Limits on young drivers could help save lives
The statistics are sobering. In 2005, about 7,500 teenage drivers nationwide and 260 in Illinois were involved in car crashes fatal to them, their passengers or others. Young drivers make up just 6.3 percent of the driving population but are involved in 12.6 percent of the fatal crashes. Traffic crashes are, by far, the leading cause of death among adolescents. Those statistics are more than enough justification for the state to take every reasonable step to save more young lives.
Identifying those steps was the goal of a task force appointed last year by Secretary of State Jesse White. And that task force's recommendations are now the guts of a bill that the Legislature should pass this spring. In short, the changes would make the process of obtaining an Illinois driver's license one of the nation's toughest.

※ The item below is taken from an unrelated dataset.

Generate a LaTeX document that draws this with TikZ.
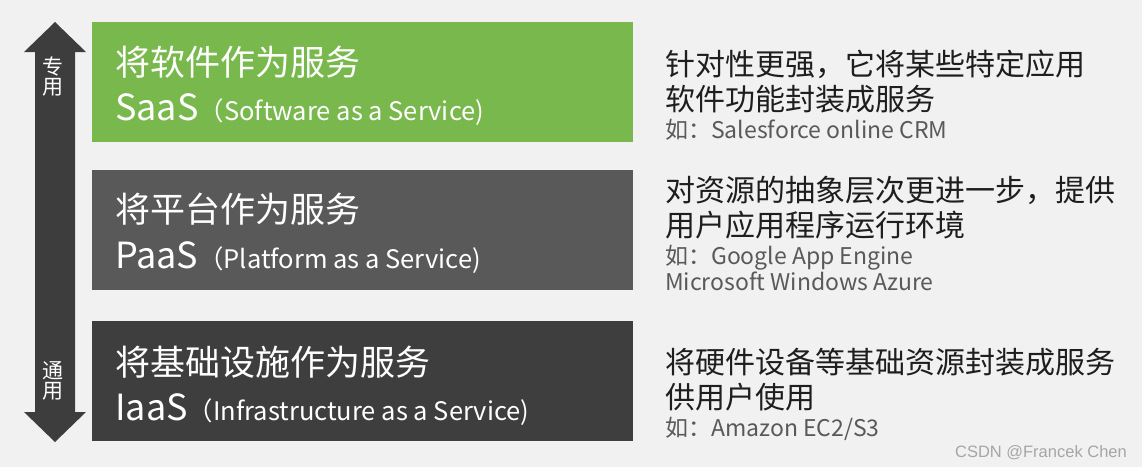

Among the most significant proposals would be to triple the permit phase from three months to nine months. As the task force notes, that would not only give teens more time driving with an experienced adult but would also be more likely to expose them to driving in diverse weather conditions than the current three-month phase. Most states already require at least a six-month permit period.
The bill also proposes to make the ban on nighttime driving start an hour earlier each night -- 10 p.m. on weekdays and 11 p.m. on weekends -- and subjecting 17-year-olds, and not just 16-year-olds, to the ban. Studies have shown that such restrictions can reduce fatal teen crashes by up to 10 percent.
In addition, the bill would extend the ban on teens under 18 transporting more than one unrelated teen passenger from six months to a year. That would limit the distractions from multiple teen passengers that experts say are a leading cause of crashes. The bill also proposes to allow police to ticket teenage occupants who violate the passenger restriction law.
The proposal also would eliminate exemptions that students in driver's education classes now can use to avoid the required six hours of supervised street driving.
Those changes and variety of others would establish a graduated system in which teens gain more rights as they spend more time behind the wheel and keep their driving record clean. It's a smart, proven approach; a study cited by the task force found that the best graduated programs can reduce traffic fatalities for 16-year-olds by as much as 21 percent. That's too positive to ignore, even though many of the proposed changes could cause hardships for teens and their parents. No law can stop every teen from rash or careless driving, but we can and should minimize the risk by establishing the best possible licensing process.